▽

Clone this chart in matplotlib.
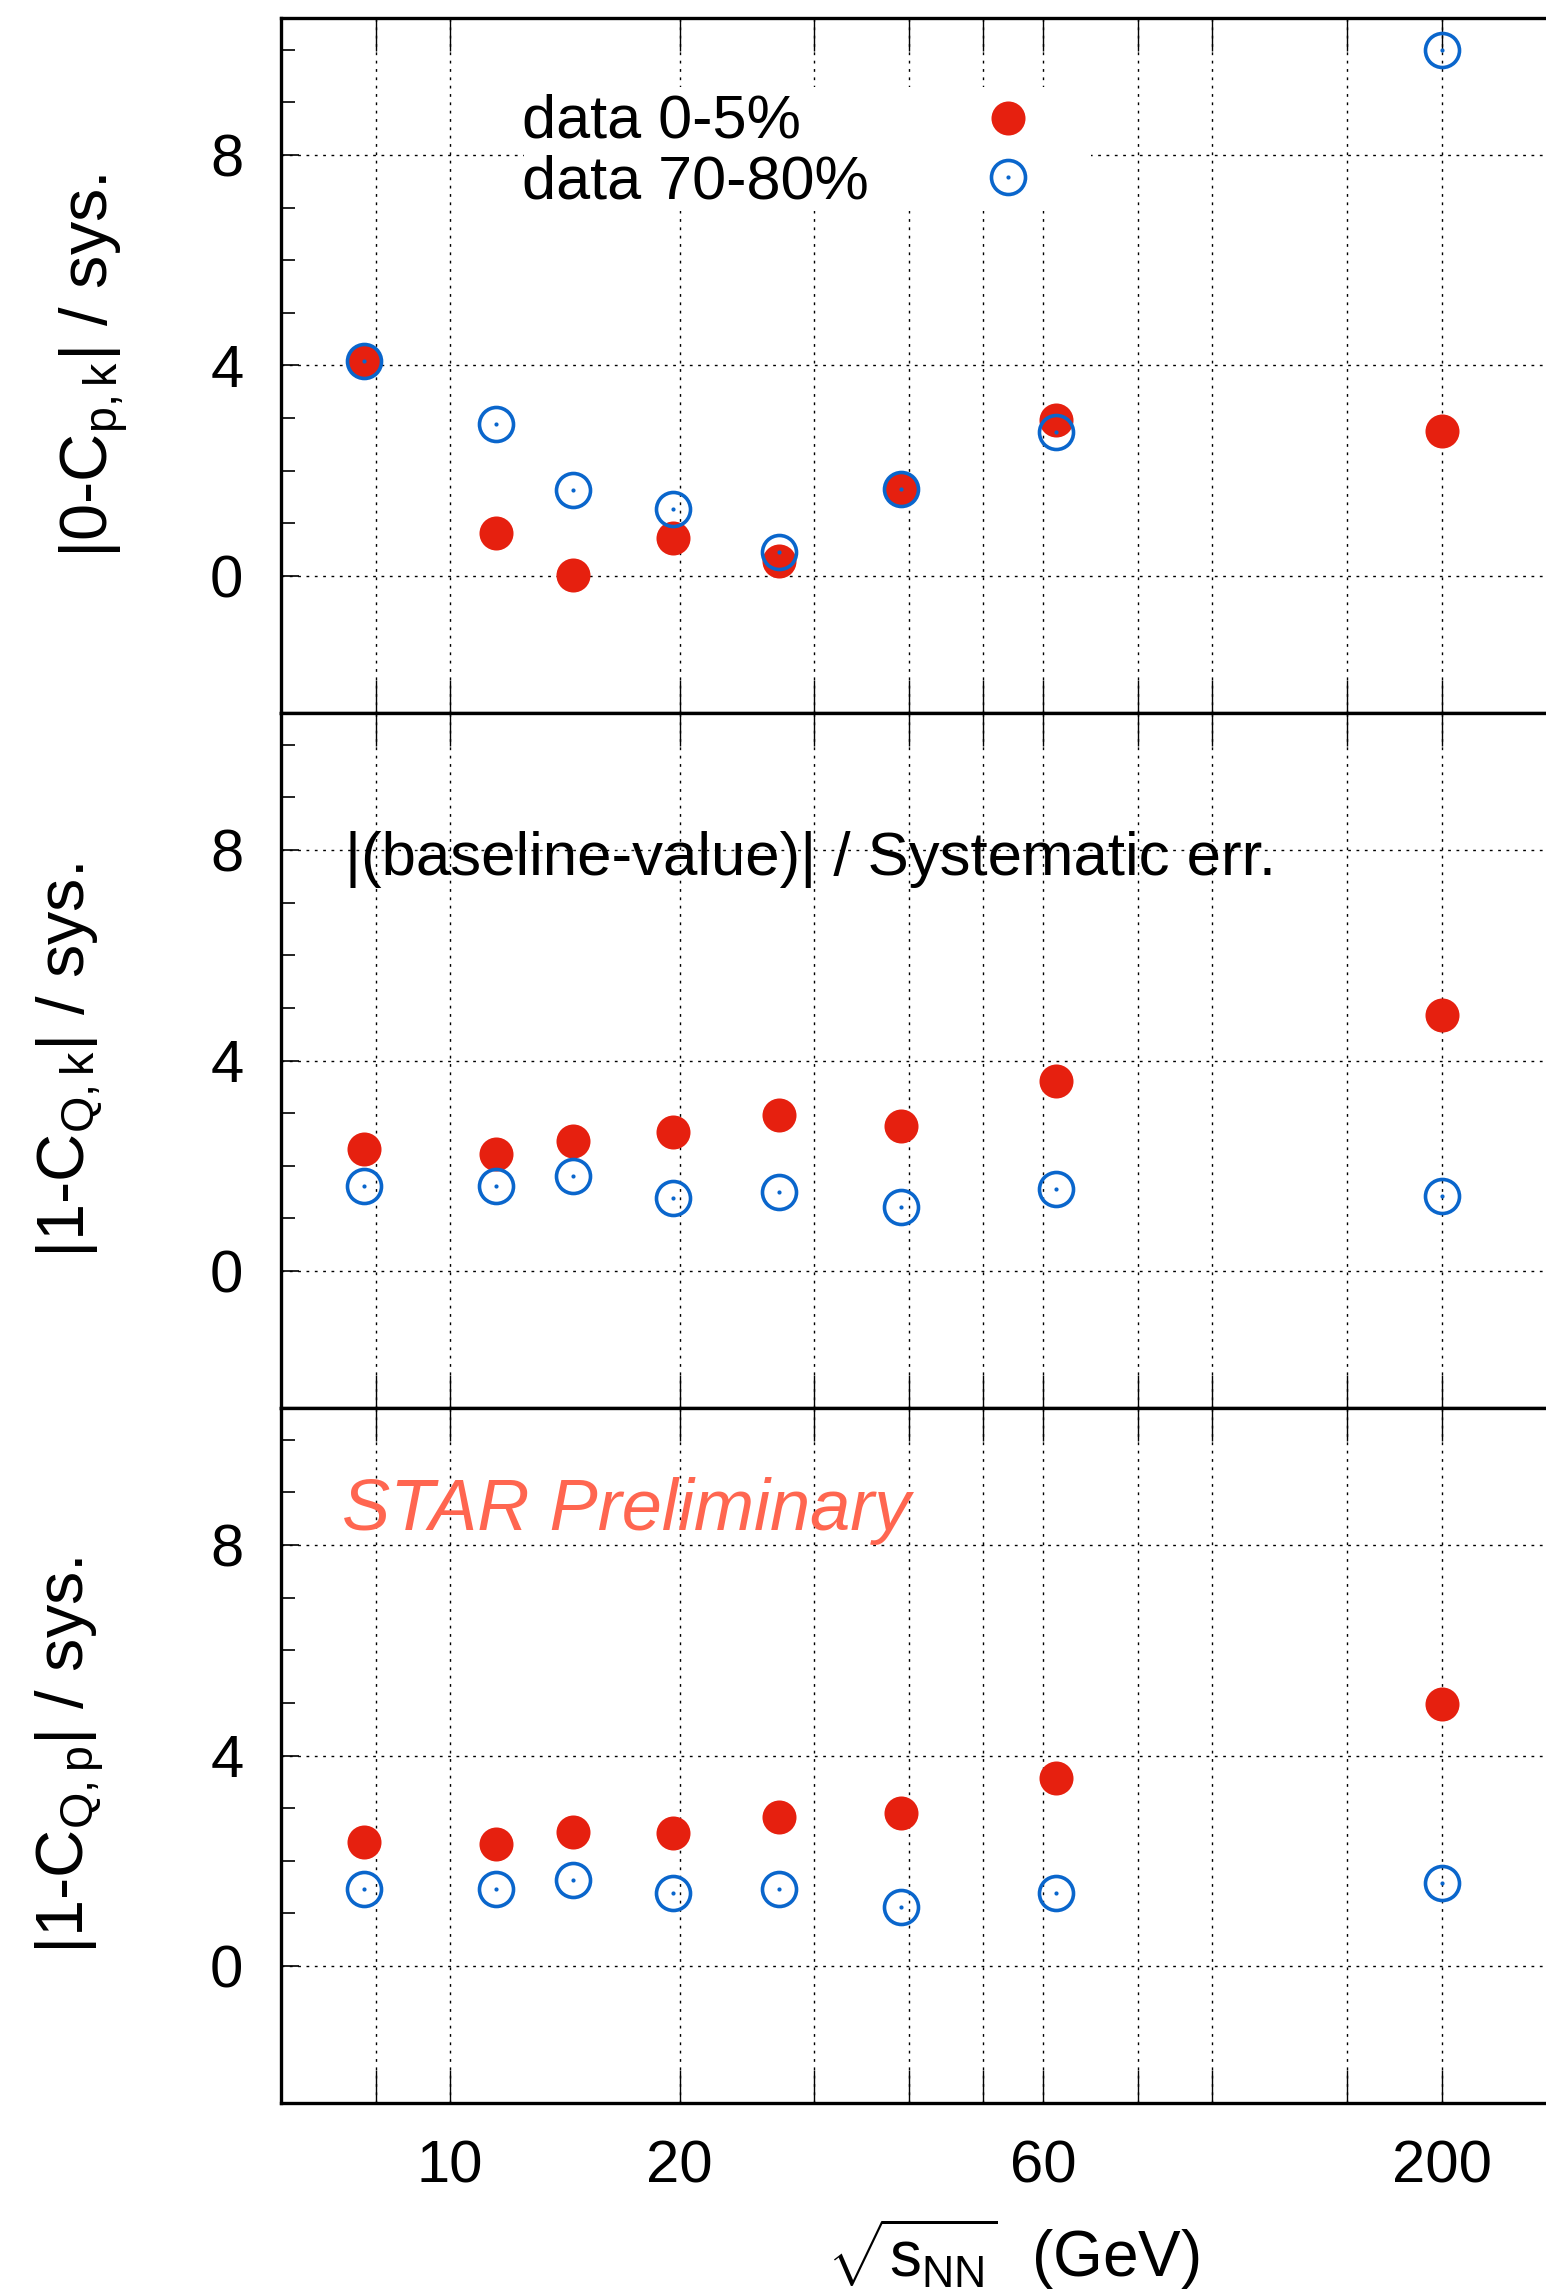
import matplotlib
matplotlib.use("Agg")
import matplotlib.pyplot as plt
from matplotlib.ticker import FixedLocator, NullLocator
from matplotlib.legend_handler import HandlerTuple
from matplotlib.patches import Rectangle

plt.rcParams['font.family'] = ['Liberation Sans', 'DejaVu Sans']
plt.rcParams['mathtext.fontset'] = 'custom'
plt.rcParams['mathtext.rm'] = 'Liberation Sans'
plt.rcParams['mathtext.it'] = 'Liberation Sans:italic'
plt.rcParams['mathtext.bf'] = 'Liberation Sans:bold'

# beam energies (GeV)
energy = [7.7, 11.5, 14.5, 19.6, 27, 39, 62.4, 200]

# |(baseline-value)| / systematic error, 0-5% and 70-80% centrality
pk_central = [4.08, 0.82, 0.02, 0.73, 0.29, 1.65, 2.96, 2.75]
pk_peripheral = [4.08, 2.89, 1.64, 1.28, 0.45, 1.65, 2.73, 10.0]
qk_central = [2.31, 2.22, 2.47, 2.64, 2.97, 2.75, 3.61, 4.86]
qk_peripheral = [1.61, 1.61, 1.81, 1.39, 1.50, 1.22, 1.56, 1.42]
qp_central = [2.35, 2.32, 2.54, 2.53, 2.84, 2.91, 3.58, 4.98]
qp_peripheral = [1.46, 1.46, 1.63, 1.38, 1.47, 1.12, 1.38, 1.57]

ylabels = [r"|0-C$_{\mathrm{p,k}}$| / sys.",
           r"|1-C$_{\mathrm{Q,k}}$| / sys.",
           r"|1-C$_{\mathrm{Q,p}}$| / sys."]
series = [(pk_central, pk_peripheral), (qk_central, qk_peripheral), (qp_central, qp_peripheral)]

xticks = [8, 10, 20, 30, 40, 50, 60, 80, 100, 150, 200]
xticklabels = ["", "10", "20", "", "", "", "60", "", "", "", "200"]
legend_labels = ["data 0-5%", "data 70-80%"]

RED = '#e6200f'
BLUE = '#0a66cc'
STAR = '#ff6650'

W, H = 1546, 2296
fig = plt.figure(figsize=(W / 100, H / 100), dpi=100)

left = 281 / W
panel_h = 695
tops = [18, 713, 1408]
ylab_x = [-0.1375, -0.1565, -0.1565]

axes = []
for i, top in enumerate(tops):
    ax = fig.add_axes([left, 1 - (top + panel_h) / H, 1 - left, panel_h / H])
    axes.append(ax)
    central, peripheral = series[i]

    red, = ax.plot(energy, central, 'o', ms=24.5, color=RED, mew=0, linestyle='none')
    ring, = ax.plot(energy, peripheral, 'o', ms=24.5, mfc='none', mec=BLUE, mew=2.6, linestyle='none')
    dot, = ax.plot(energy, peripheral, 'o', ms=3, color=BLUE, mew=0, linestyle='none')

    ax.set_xscale('log')
    ax.set_xlim(6.0, 274)
    ax.set_ylim(-2.6, 10.6)

    ax.xaxis.set_major_locator(FixedLocator(xticks))
    ax.xaxis.set_minor_locator(NullLocator())
    ax.set_xticks(xticks, labels=xticklabels if i == 2 else [""] * len(xticks))
    ax.set_yticks([0, 4, 8], labels=["0", "4", "8"])
    ax.yaxis.set_minor_locator(FixedLocator([1, 2, 3, 5, 6, 7, 9, 10]))

    ax.grid(True, which='major', color='k', linestyle=(0, (2, 4)), linewidth=1.0)
    ax.tick_params(axis='x', which='major', direction='in', length=24, width=1.0,
                   top=True, bottom=True, labelsize=43, pad=26)
    ax.tick_params(axis='y', which='major', direction='in', length=13, width=1.2,
                   left=True, right=False, labelsize=43, pad=27)
    ax.tick_params(axis='y', which='minor', direction='in', length=10, width=1.2,
                   left=True, right=False)

    for side in ['left', 'top', 'bottom']:
        ax.spines[side].set_linewidth(2.4)
    ax.spines['right'].set_visible(False)

    ax.text(ylab_x[i], 0.5, ylabels[i], transform=ax.transAxes, rotation=90,
            rotation_mode='anchor', ha='center', va='baseline', fontsize=48)

    if i == 0:
        # white box behind the legend
        ax.add_patch(Rectangle((0.192, 0.7223), 0.448, 0.1784, transform=ax.transAxes,
                               facecolor='white', edgecolor='none', zorder=1.8))
        ax.text(0.1905, 0.8278, legend_labels[0], transform=ax.transAxes,
                ha='left', va='baseline', fontsize=44, zorder=6)
        ax.text(0.1905, 0.7406, legend_labels[1], transform=ax.transAxes,
                ha='left', va='baseline', fontsize=44, zorder=6)
        ax.legend([red, (ring, dot)], ["", ""], handler_map={tuple: HandlerTuple(ndivide=1)},
                  loc='center', bbox_to_anchor=(0.5747, 0.806), borderaxespad=0,
                  frameon=False, fontsize=43, handlelength=1.0, handletextpad=0,
                  labelspacing=0.08, numpoints=1)
    elif i == 1:
        ax.text(0.0506, 7.53, "|(baseline-value)| / Systematic err.",
                transform=ax.get_yaxis_transform(), ha='left', va='baseline', fontsize=44.5)
    else:
        ax.text(0.0486, 8.29, "STAR Preliminary", transform=ax.get_yaxis_transform(),
                ha='left', va='baseline', fontsize=52, style='italic', color=STAR)
        ax.text(0.579, -0.2504, r"$\sqrt{\mathrm{s}_{\mathrm{NN}}}$  (GeV)",
                transform=ax.transAxes, ha='center', va='baseline', fontsize=46)

fig.savefig("out.png", dpi=100)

△

WHAT IS EXPECTED: Repeat, with no pictures, each line from the beginning of the data through the line containing "ax.set_ylim(-2.6, 10.6)", inclusive.

SOLUTION:
Clone this chart in matplotlib.
import matplotlib
matplotlib.use("Agg")
import matplotlib.pyplot as plt
from matplotlib.ticker import FixedLocator, NullLocator
from matplotlib.legend_handler import HandlerTuple
from matplotlib.patches import Rectangle

plt.rcParams['font.family'] = ['Liberation Sans', 'DejaVu Sans']
plt.rcParams['mathtext.fontset'] = 'custom'
plt.rcParams['mathtext.rm'] = 'Liberation Sans'
plt.rcParams['mathtext.it'] = 'Liberation Sans:italic'
plt.rcParams['mathtext.bf'] = 'Liberation Sans:bold'

# beam energies (GeV)
energy = [7.7, 11.5, 14.5, 19.6, 27, 39, 62.4, 200]

# |(baseline-value)| / systematic error, 0-5% and 70-80% centrality
pk_central = [4.08, 0.82, 0.02, 0.73, 0.29, 1.65, 2.96, 2.75]
pk_peripheral = [4.08, 2.89, 1.64, 1.28, 0.45, 1.65, 2.73, 10.0]
qk_central = [2.31, 2.22, 2.47, 2.64, 2.97, 2.75, 3.61, 4.86]
qk_peripheral = [1.61, 1.61, 1.81, 1.39, 1.50, 1.22, 1.56, 1.42]
qp_central = [2.35, 2.32, 2.54, 2.53, 2.84, 2.91, 3.58, 4.98]
qp_peripheral = [1.46, 1.46, 1.63, 1.38, 1.47, 1.12, 1.38, 1.57]

ylabels = [r"|0-C$_{\mathrm{p,k}}$| / sys.",
           r"|1-C$_{\mathrm{Q,k}}$| / sys.",
           r"|1-C$_{\mathrm{Q,p}}$| / sys."]
series = [(pk_central, pk_peripheral), (qk_central, qk_peripheral), (qp_central, qp_peripheral)]

xticks = [8, 10, 20, 30, 40, 50, 60, 80, 100, 150, 200]
xticklabels = ["", "10", "20", "", "", "", "60", "", "", "", "200"]
legend_labels = ["data 0-5%", "data 70-80%"]

RED = '#e6200f'
BLUE = '#0a66cc'
STAR = '#ff6650'

W, H = 1546, 2296
fig = plt.figure(figsize=(W / 100, H / 100), dpi=100)

left = 281 / W
panel_h = 695
tops = [18, 713, 1408]
ylab_x = [-0.1375, -0.1565, -0.1565]

axes = []
for i, top in enumerate(tops):
    ax = fig.add_axes([left, 1 - (top + panel_h) / H, 1 - left, panel_h / H])
    axes.append(ax)
    central, peripheral = series[i]

    red, = ax.plot(energy, central, 'o', ms=24.5, color=RED, mew=0, linestyle='none')
    ring, = ax.plot(energy, peripheral, 'o', ms=24.5, mfc='none', mec=BLUE, mew=2.6, linestyle='none')
    dot, = ax.plot(energy, peripheral, 'o', ms=3, color=BLUE, mew=0, linestyle='none')

    ax.set_xscale('log')
    ax.set_xlim(6.0, 274)
    ax.set_ylim(-2.6, 10.6)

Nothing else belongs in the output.